In the mid-1980s, Dwight “Doc” Gooden was the toast of the town in the Big Apple. The 19-year old had burst on to the New York scene in 1984 as the runaway Rookie of the Year in the National League. A year later, he followed it up with one of the most dominant performances in baseball history. A 24-4 (.857) record, 1.53 ERA, 16 complete games, 268 strikeouts in 276.2 innings, and a 12.2 WAR.
Gooden won the 1985 NL Cy Young Award and finished fourth in the senior circuit’s MVP voting.
But, things were beginning to fall apart, emotionally and mentally for the New York Mets’ ace. He helped the Mets win the 1986 World Series with another fabulous year, but missed the team’s championship parade due to cocaine use.
Gooden spiraled out of control with drugs, alcohol, and depression for the next decade. It’s a battle he continues to fight today.
Gooden wore out his welcome with the Mets during the strike-shortened 1994 season. After not playing in 1995, the New York Yankees, at George Steinbrenner’s insistence, signed Gooden to a deal. After his first three starts (0-3, 11.48), it didn’t appear he would be wearing the Pinstripes for very long.
Yet, then something changed. He reeled off three straight tremendous starts. It all led to a matchup with the Seattle Mariners on May 14, 1996. The Mariners lineup featured some of the best hitters in baseball: Ken Griffey Jr., Edgar Martinez, Alex Rodriguez, and Jay Buhner.
Gooden pitched the game with a heavy heart and a lot on his mind. His Dad, Dan, was in a Florida hospital awaiting heart surgery the next morning.
The right-hander was not at his best on that particular night. He walked two batters in the first inning and the Mariners nearly had a hit just two batters into the game.
After Gooden walked leadoff hitter Darren Bragg to start the contest, Rodriguez crushed a line drive to centerfield. Gerald Williams, starting that night in place of Bernie Williams, raced back towards the warning track. “Ice” turned the wrong way, but adjusted to his left and reached up to barely snag the baseball. Not only did Williams make the catch, but he threw to first baseman Tino Martinez for a double play.

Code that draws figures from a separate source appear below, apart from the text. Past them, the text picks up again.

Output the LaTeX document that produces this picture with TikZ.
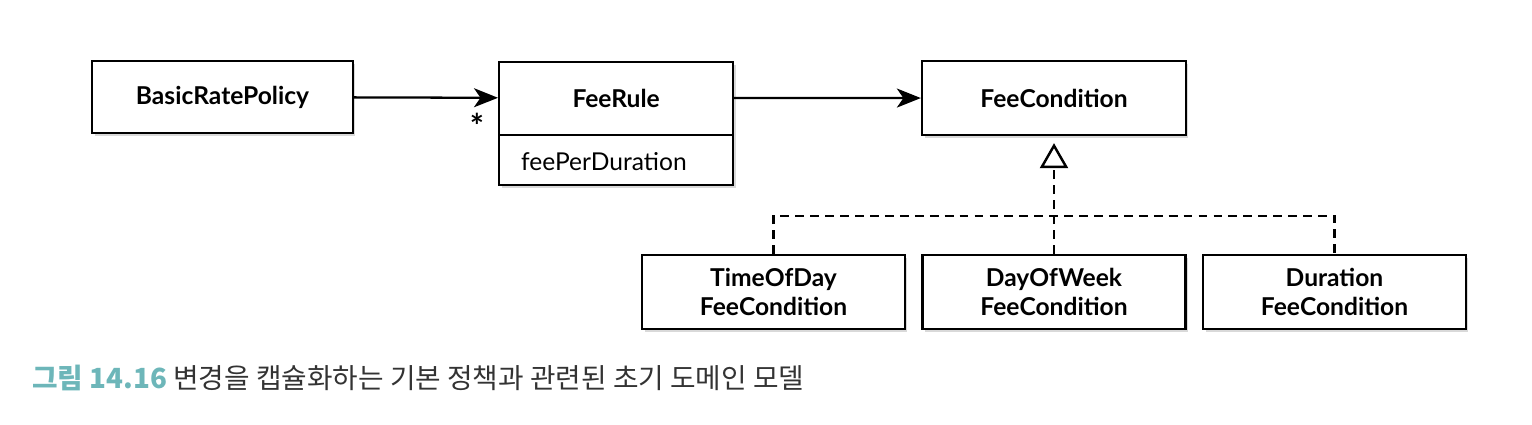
\documentclass[tikz,border=0pt]{standalone}
\usepackage{fontspec}
\setmainfont{Lato}
\newfontfamily\krfont{Noto Sans CJK KR}
\usetikzlibrary{arrows.meta,shadows}
\definecolor{capteal}{HTML}{6DB6B9}
\definecolor{capgray}{HTML}{333333}

\begin{document}
\begin{tikzpicture}[x=0.02cm,y=-0.02cm,
  boxbase/.style={draw, line width=1.3pt, fill=white, align=center, inner sep=0pt,
    font=\bfseries\fontsize{14}{17}\selectfont},
  classbox/.style={boxbase,
    drop shadow={shadow xshift=0.05cm, shadow yshift=-0.05cm, opacity=0.3}},
  assoc/.style={line width=1.3pt, -{Stealth[length=0.48cm, width=0.38cm, inset=0.13cm]}},
  realize/.style={line width=1.4pt, dash pattern=on 5pt off 3.5pt}]
\useasboundingbox (0,0) rectangle (1532,424);

% top row
\node[classbox, minimum width=4.68cm, minimum height=2.46cm, anchor=north west] (rulebox) at (498,61) {};
\node[boxbase, draw=none, fill=none, minimum width=4.68cm, minimum height=1.44cm, anchor=north] (rule) at (rulebox.north) {FeeRule};
\node[boxbase, draw=none, fill=none, anchor=north, minimum height=1.02cm, text width=3.8cm, inner xsep=0.44cm,
  align=left, font=\fontsize{14}{17}\selectfont] (ruleattr) at (rule.south) {feePerDuration};
\draw[line width=1.1pt] (rule.south west) -- (rule.south east);
\node[classbox, minimum width=5.22cm, minimum height=1.44cm] (policy) at (222.5,97) {BasicRatePolicy};
\node[classbox, minimum width=5.28cm, minimum height=1.48cm] (cond) at (1054,98) {FeeCondition};

% bottom row
\node[classbox, minimum width=5.26cm, minimum height=1.48cm] (tod) at (773.5,292) {TimeOfDay\\FeeCondition};
\node[classbox, minimum width=5.26cm, minimum height=1.48cm] (dow) at (1054,292) {DayOfWeek\\FeeCondition};
\node[classbox, minimum width=5.26cm, minimum height=1.48cm] (dur) at (1334.5,292) {Duration\\FeeCondition};

% associations
\draw[assoc] (policy) -- (rule);
\node[font=\bfseries\fontsize{19}{20}\selectfont] (mult) at (477,126) {*};
\draw[assoc] (rule) -- (cond);

% realizations
\coordinate (bus) at (0,216);
\draw[realize] (tod.north) -- (tod.north |- bus) -- (dur.north |- bus) -- (dur.north);
\draw[realize, -{Triangle[open, length=0.5cm, width=0.56cm, fill=white]}]
  (dow.north) -- ([yshift=-0.14cm]cond.south);

% caption
\node[anchor=base west, inner sep=0pt, font=\krfont\fontsize{15.8}{18}\selectfont] (caption) at (32,388)
  {\textcolor{capteal}{\bfseries 그림 14.16}\ \textcolor{capgray}{변경을 캡슐화하는 기본 정책과 관련된 초기 도메인 모델}};
\end{tikzpicture}
\end{document}
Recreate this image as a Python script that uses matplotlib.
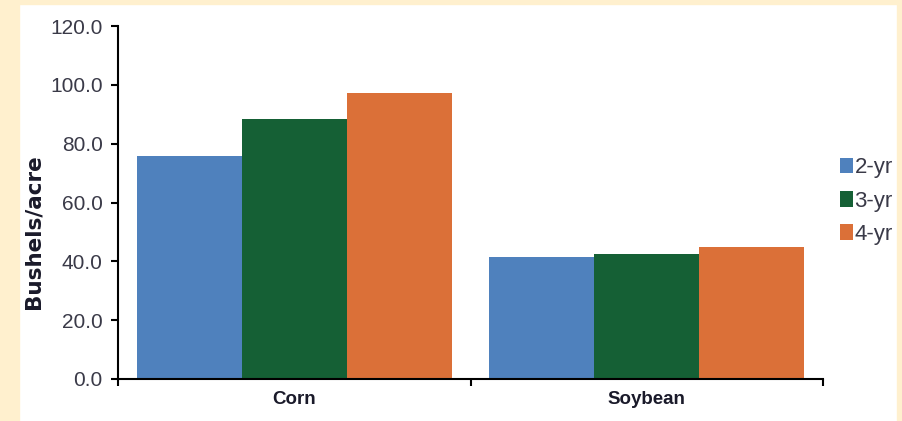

Former Yankees left-hander Sterling Hitchcock was the Mariners starter and he matched zeroes with Gooden through the first five innings. The Yankees finally broke through for a pair of runs in the bottom of the sixth inning for a 2-0 lead.
The score would remain that way as the teams entered the ninth inning. The pressure on Gooden and manager Joe Torre was doubled since the lead was so slim. It didn’t get any easier when Gooden walked Rodriguez to start the top of the ninth.
No-hitters always need great defensive plays like Williams’ catch in the 1st inning. Gooden got a second big play in the ninth. Griffey bounced a grounder to the right side that the Bamtino fielded cleanly, but it became immediately apparent that Griffey would beat Gooden to first base.
Seeing the play transpire in front of him, Martinez dove head and glove first and beat Griffey to the bag for the first out.
Things didn’t get any easier as the inning continued. Gooden walked Edgar Martinez to put two aboard and then threw a wild pitch that moved the tying runs into scoring position. The pitch prompted a trip to the mound from pitching coach Mel Stottlemyre to take his pitcher’s pulse as well as to give him a minute to regroup. It seemingly worked.
Gooden came back to strike out Buhner for the second out, leaving things up to Paul Sorrento. With the count 2-1, the left-handed-hitting Sorrento popped up Gooden’s next pitch. Doc’s arms shot in the air, awaiting the celebration.
The ball seemed to hang in the air forever before a backpedaling Derek Jeter settled under it and squeezed it in his glove for the game’s final out.
For one more night, amid a career and life lived in turmoil, Doc Gooden was the king of New York.